EXERCISE INPUTS:
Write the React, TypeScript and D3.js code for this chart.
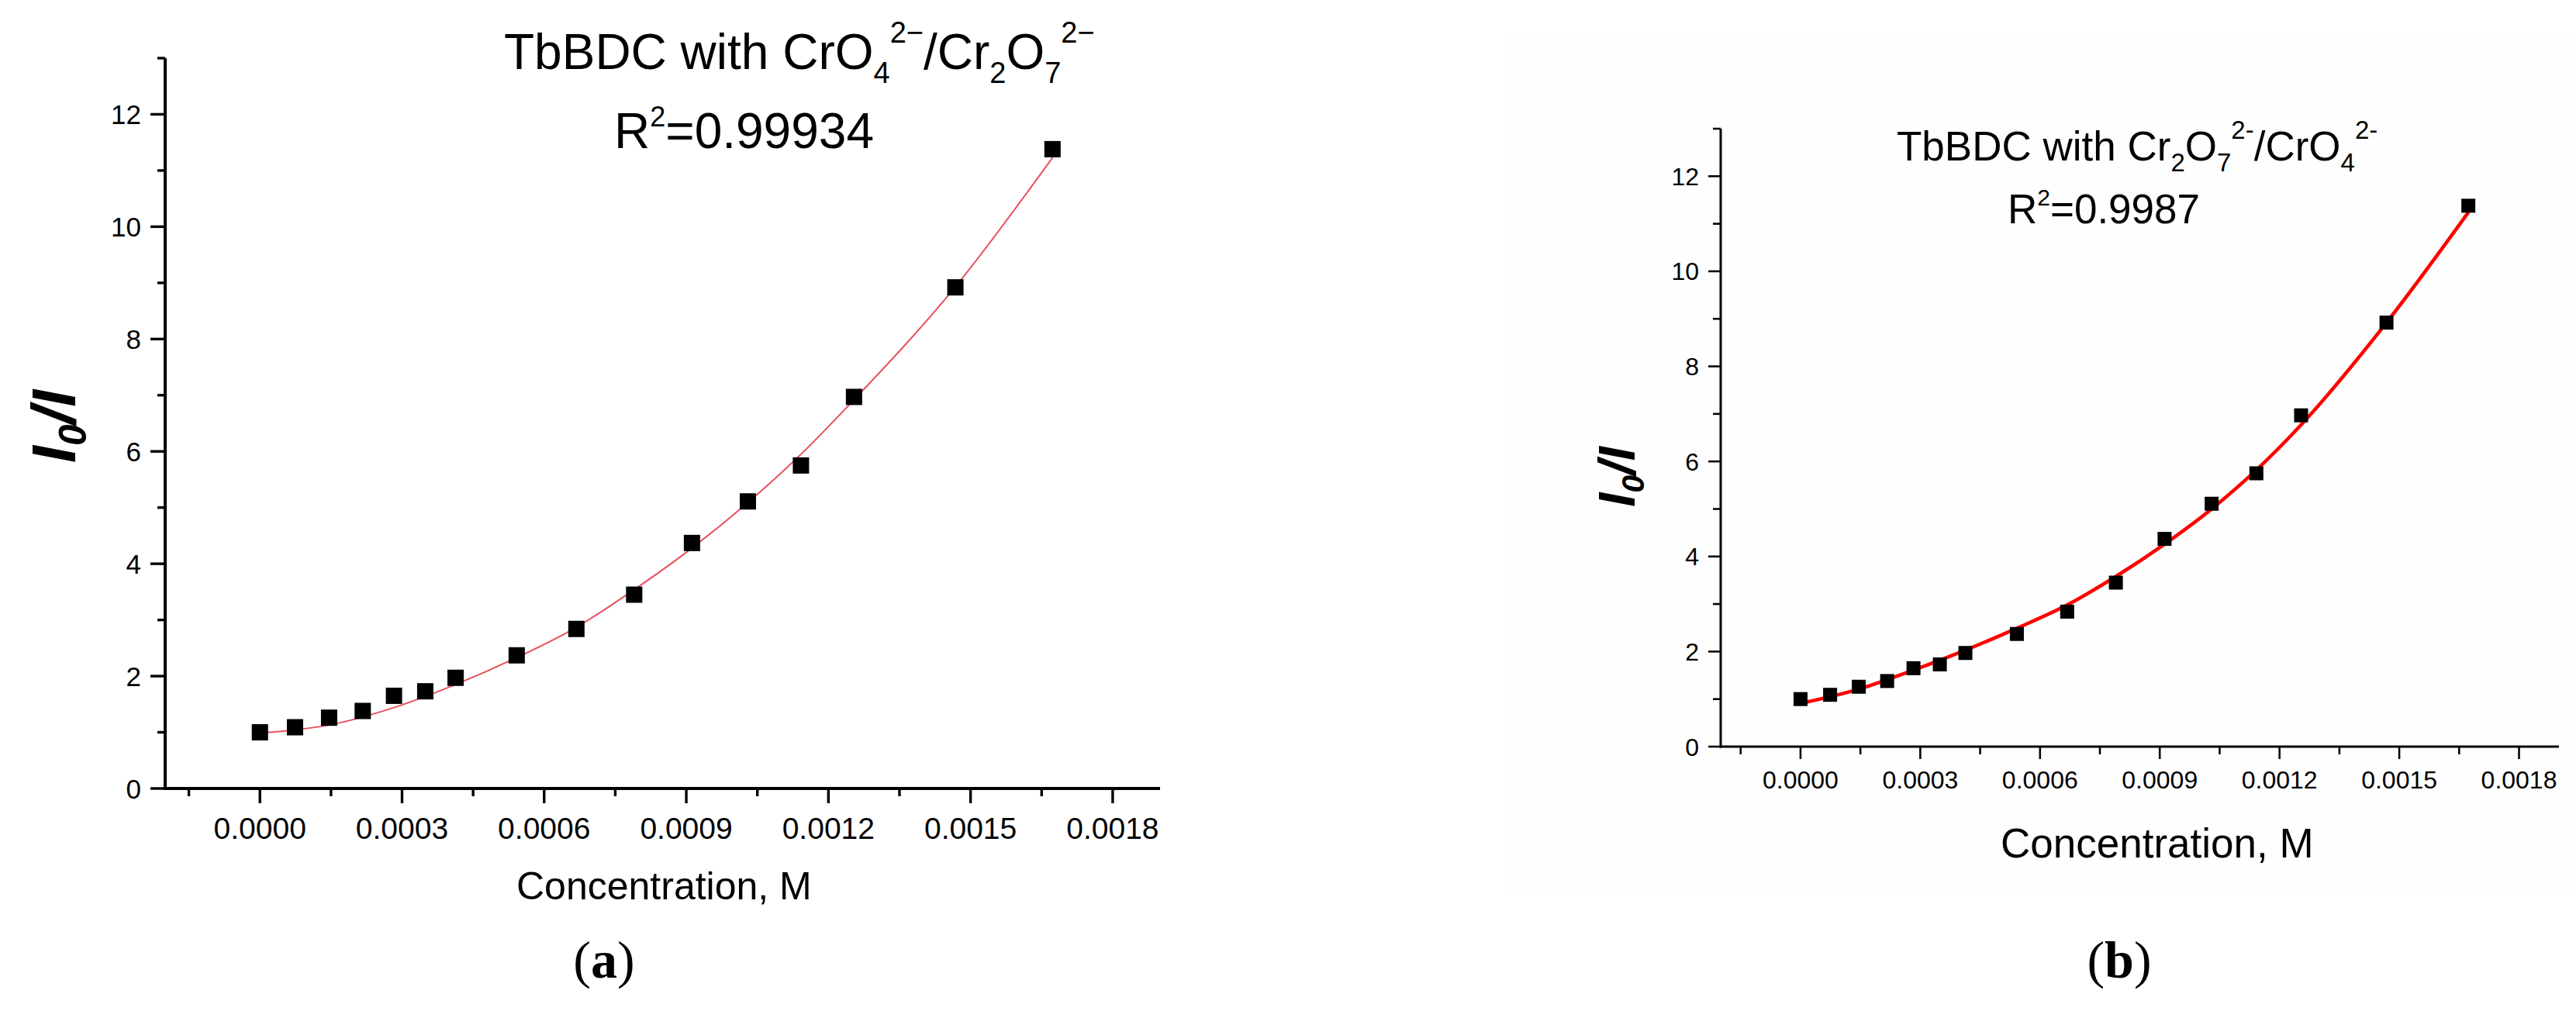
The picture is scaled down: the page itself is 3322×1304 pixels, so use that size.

...

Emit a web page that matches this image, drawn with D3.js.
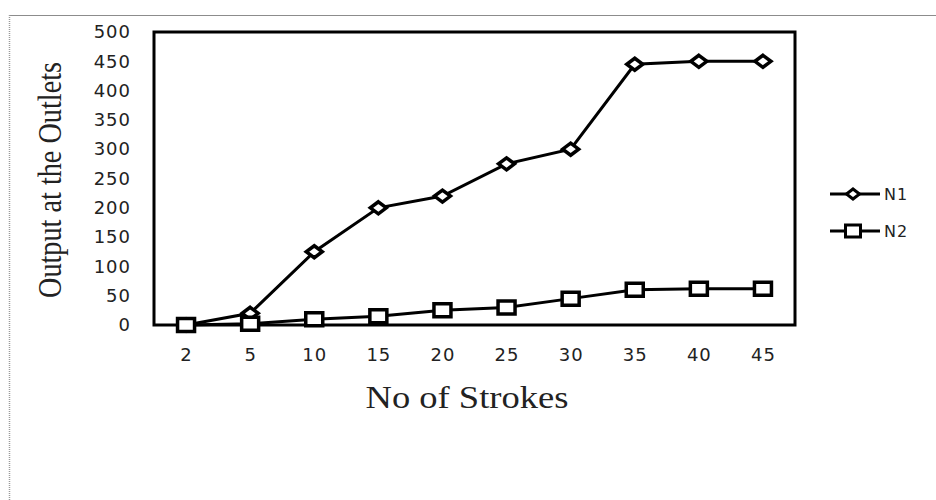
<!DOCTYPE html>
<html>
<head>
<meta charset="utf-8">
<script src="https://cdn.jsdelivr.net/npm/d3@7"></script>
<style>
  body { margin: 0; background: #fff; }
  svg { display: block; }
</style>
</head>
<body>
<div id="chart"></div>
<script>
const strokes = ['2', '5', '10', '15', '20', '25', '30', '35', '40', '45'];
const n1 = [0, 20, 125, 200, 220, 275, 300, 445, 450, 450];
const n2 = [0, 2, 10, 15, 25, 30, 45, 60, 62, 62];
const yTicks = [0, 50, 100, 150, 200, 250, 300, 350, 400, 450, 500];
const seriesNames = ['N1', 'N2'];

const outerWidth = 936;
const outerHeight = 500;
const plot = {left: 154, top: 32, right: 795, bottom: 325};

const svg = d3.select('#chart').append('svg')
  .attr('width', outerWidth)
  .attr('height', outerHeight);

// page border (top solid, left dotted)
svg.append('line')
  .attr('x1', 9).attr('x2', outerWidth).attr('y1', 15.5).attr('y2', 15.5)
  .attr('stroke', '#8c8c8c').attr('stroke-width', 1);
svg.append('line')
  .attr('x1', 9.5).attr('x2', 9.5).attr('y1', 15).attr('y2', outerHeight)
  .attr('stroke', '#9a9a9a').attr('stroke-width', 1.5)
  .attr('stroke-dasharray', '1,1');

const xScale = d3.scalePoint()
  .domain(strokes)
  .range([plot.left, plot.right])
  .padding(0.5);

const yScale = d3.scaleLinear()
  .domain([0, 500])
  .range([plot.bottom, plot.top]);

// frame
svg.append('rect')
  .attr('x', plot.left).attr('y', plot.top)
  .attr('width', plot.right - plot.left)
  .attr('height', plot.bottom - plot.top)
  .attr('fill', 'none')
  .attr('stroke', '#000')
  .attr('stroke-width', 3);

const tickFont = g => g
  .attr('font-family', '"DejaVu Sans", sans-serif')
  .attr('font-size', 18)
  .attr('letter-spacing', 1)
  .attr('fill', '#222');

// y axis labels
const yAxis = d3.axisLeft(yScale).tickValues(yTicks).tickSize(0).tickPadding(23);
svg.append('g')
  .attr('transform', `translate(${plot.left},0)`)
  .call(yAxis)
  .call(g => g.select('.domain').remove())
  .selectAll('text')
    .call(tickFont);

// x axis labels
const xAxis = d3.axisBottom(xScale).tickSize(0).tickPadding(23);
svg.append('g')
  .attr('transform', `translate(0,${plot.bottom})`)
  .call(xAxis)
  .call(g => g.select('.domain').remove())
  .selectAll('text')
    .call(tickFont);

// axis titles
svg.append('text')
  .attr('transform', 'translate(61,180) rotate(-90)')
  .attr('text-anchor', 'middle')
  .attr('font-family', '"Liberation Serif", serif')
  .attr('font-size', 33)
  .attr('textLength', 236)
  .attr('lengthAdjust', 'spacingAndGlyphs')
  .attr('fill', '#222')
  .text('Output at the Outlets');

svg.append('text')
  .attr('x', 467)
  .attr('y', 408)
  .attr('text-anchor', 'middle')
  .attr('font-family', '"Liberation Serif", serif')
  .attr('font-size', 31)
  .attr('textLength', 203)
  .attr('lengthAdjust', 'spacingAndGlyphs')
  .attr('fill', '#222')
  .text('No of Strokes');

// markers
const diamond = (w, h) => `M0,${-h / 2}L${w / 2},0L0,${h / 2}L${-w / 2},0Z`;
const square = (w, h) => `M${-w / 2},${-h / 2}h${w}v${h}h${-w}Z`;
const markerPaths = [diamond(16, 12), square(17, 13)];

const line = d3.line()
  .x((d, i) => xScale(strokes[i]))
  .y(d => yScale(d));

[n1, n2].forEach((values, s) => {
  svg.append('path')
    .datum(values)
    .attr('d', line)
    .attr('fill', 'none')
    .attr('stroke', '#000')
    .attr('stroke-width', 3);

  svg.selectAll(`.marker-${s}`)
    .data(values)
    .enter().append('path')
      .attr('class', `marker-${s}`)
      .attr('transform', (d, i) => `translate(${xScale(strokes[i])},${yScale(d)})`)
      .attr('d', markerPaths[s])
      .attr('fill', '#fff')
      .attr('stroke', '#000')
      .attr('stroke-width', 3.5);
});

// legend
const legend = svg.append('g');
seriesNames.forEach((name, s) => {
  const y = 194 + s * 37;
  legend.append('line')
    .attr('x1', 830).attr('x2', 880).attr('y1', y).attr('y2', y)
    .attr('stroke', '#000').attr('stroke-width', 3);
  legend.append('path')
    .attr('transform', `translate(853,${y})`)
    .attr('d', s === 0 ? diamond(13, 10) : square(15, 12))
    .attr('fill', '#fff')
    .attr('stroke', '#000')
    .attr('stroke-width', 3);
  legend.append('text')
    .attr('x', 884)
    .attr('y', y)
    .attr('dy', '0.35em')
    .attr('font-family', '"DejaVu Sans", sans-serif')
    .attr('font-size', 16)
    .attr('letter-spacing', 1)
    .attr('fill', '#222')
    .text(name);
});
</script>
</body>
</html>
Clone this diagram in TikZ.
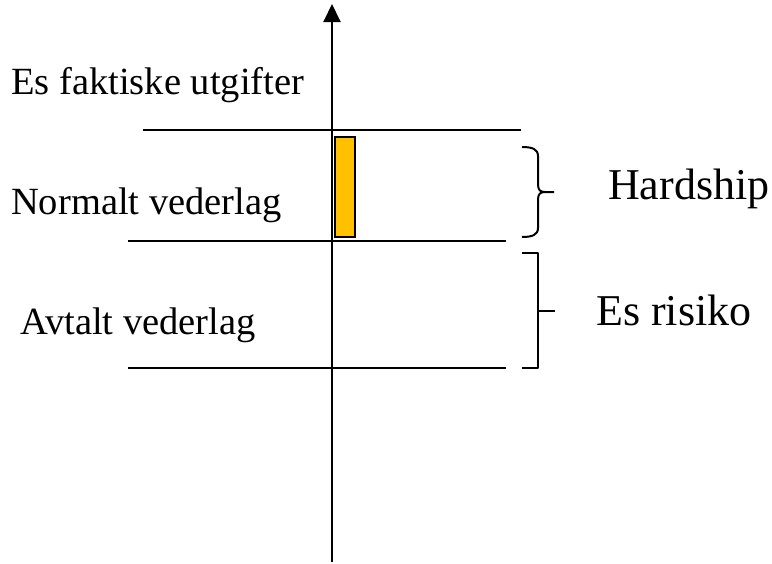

REQUIREMENT:
Extract exactly the lines running from the line containing "Write the React, TypeScript" to the line containing "The picture is", with both end lines included and all pictures left out.

RESPONSE TO THIS TASK:
Write the React, TypeScript and D3.js code for this chart.
The picture is scaled down: the page itself is 3322×1304 pixels, so use that size.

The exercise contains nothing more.